By Suleiman Al-Khalidi
AMMAN (Reuters) - A U.S.-backed Syrian Arab rebel force vowed on Thursday to continue attacks against Islamic State militants after being forced to retreat from the outskirts of a town near the Iraqi border when the jihadists counter-attacked.
The New Syria Army had launched an operation backed by U.S. bombers on Tuesday aimed at capturing the town of Al-Bukamal from Islamic State and cutting supply and communications lines for the group between Syria and Iraq.
They were forced to retreat to their base in al-Tanf in southern Syria on Wednesday after their troops were ambushed.
"Our forces successfully departed at the conclusion of the raid. We will continue to conduct operations to remove Daesh," the New Syria Army said in a statement, using an Arabic acronym for Islamic State.
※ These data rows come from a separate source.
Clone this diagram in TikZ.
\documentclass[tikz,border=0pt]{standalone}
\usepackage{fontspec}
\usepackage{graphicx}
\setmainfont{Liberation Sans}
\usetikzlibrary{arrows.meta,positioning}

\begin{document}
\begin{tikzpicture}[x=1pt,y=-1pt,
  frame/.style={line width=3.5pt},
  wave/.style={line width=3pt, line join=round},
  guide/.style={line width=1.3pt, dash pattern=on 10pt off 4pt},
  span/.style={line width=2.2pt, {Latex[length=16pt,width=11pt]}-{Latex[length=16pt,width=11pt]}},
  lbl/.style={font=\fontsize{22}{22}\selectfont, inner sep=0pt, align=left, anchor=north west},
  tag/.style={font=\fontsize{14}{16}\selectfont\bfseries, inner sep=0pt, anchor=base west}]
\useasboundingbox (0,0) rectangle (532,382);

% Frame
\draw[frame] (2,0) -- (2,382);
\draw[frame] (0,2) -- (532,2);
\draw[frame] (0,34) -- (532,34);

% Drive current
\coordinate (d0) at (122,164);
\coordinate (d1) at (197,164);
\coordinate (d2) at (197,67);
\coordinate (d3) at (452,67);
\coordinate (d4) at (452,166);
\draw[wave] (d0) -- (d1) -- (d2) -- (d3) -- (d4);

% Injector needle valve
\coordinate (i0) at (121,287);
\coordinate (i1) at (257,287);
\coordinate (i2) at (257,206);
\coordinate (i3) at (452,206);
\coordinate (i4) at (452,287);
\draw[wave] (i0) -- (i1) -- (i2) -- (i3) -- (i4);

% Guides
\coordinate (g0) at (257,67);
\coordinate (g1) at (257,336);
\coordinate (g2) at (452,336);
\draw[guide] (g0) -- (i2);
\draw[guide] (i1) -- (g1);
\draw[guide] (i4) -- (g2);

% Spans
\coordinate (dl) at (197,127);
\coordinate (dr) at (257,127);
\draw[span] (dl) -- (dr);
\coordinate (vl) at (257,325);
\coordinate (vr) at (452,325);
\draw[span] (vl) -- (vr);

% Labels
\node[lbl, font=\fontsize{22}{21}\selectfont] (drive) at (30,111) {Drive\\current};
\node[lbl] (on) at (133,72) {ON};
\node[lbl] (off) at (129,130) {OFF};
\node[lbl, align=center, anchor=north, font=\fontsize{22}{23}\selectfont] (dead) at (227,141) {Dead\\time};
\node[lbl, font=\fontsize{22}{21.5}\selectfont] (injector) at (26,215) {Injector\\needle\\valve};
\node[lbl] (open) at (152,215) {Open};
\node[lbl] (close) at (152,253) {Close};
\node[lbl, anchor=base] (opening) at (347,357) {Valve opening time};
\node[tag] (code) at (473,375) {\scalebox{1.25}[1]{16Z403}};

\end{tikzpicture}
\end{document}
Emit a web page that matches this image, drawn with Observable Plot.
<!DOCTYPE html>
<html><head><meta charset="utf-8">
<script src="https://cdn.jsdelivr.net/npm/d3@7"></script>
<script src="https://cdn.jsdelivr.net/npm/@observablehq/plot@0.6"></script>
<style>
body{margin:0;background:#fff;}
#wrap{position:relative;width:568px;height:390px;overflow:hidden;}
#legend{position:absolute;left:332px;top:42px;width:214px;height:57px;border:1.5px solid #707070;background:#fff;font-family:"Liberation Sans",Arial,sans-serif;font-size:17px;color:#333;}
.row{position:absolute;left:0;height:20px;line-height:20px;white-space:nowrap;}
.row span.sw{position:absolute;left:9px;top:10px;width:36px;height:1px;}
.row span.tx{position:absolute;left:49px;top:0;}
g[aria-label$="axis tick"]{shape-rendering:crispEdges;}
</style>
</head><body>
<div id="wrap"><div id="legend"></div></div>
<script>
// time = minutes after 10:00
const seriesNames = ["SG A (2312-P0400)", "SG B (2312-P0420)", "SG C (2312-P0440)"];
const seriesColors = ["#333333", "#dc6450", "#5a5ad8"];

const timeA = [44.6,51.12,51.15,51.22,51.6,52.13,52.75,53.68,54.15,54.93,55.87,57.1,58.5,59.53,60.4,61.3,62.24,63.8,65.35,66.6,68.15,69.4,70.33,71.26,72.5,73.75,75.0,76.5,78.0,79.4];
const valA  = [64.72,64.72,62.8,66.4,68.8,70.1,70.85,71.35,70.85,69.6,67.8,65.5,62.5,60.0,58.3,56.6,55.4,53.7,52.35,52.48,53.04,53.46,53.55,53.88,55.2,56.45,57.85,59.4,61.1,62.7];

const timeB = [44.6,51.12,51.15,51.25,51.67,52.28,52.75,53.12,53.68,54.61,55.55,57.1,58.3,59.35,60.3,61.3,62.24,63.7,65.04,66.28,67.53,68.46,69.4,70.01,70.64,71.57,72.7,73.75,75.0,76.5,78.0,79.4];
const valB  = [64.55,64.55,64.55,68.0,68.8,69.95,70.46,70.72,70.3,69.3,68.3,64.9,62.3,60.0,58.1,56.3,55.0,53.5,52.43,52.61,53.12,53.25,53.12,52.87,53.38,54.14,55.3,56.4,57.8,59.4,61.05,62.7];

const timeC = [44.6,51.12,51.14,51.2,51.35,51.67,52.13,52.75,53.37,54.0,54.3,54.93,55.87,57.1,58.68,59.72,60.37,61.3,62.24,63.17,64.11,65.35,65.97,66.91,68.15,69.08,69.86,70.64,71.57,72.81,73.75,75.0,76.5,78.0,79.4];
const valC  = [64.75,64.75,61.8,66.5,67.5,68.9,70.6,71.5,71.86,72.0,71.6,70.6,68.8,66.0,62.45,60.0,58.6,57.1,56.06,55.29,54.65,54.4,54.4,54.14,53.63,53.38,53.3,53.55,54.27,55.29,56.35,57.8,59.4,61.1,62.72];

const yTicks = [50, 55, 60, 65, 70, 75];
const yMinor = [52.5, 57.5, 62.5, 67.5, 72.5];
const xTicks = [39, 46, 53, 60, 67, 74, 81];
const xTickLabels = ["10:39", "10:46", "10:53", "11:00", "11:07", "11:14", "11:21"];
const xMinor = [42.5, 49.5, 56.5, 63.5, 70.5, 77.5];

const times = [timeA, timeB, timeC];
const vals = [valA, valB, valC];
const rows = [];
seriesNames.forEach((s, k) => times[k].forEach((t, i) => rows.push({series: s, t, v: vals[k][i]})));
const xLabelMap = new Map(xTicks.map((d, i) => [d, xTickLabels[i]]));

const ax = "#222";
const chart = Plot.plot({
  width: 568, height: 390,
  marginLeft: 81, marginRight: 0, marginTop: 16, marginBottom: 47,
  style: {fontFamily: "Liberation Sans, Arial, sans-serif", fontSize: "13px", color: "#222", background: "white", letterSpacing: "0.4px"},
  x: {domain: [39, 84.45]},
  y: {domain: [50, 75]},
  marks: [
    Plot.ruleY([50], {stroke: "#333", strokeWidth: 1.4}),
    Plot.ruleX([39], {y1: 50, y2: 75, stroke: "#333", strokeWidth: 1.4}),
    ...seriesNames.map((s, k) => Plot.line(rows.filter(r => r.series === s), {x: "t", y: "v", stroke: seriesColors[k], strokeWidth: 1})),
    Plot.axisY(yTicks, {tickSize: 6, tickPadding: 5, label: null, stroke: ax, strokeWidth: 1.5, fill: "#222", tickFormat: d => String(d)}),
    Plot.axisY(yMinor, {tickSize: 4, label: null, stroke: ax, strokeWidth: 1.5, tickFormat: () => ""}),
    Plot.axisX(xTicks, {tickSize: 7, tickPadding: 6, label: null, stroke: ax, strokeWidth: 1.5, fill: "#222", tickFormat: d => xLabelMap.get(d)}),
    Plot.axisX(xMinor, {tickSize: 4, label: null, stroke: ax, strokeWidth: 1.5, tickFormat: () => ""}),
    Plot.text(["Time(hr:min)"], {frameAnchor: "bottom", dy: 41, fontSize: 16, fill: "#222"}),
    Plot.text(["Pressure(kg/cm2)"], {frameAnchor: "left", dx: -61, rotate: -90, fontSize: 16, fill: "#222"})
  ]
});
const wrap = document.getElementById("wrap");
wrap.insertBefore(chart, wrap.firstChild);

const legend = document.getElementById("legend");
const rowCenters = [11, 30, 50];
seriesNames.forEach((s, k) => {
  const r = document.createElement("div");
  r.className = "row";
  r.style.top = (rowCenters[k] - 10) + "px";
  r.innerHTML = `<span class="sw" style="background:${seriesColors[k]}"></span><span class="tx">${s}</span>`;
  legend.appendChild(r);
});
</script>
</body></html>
Western intelligence sources said Tuesday's operation at the southern tip of oil-rich Deir al-Zor province was largely a show of force by the group, which is almost entirely equipped and financed by the Pentagon.
Dozens of U.S. special operations forces are now in Syria working closely with a collection of Syrian Arab rebel groups, U.S. officials have said in recent months.
Sources within the New Syria Army said the operation had not been intended to win control of the heavily fortified militant stronghold where over 50,000 civilians live, but rather deal a psychological blow and test the group's own capabilities.
"The goal was not to take over the town of Al Bukamal but to engage Daesh in the deserts ... and strike a blow against them near the city," Muzahem al Saloum, a spokesman for the group, told Reuters.
Islamic State's capture in 2014 of Al -Bukamal effectively erased the border between Syria and Iraq and losing the town would have been a huge symbolic and strategic blow to the cross-border "caliphate" led by Abu Bakr al-Baghdadi.
The military operation began from al-Tanf, a border post in southern Syria seized from Islamic State militants and now a base where troops undergo training by U.S. special operations forces, Western security sources and diplomats said.
The U.S.-led campaign against Islamic State has moved up a gear this month, with an alliance of militias including the Kurdish YPG launching a major offensive against the militant group in the city of Manbij in northern Syria.
Amaq news agency, which is affiliated with Islamic State, said it had beheaded "spies" working for the New Syria Army. It had previously reported that 40 rebel fighters were killed and 15 captured in Wednesday's counter-attack.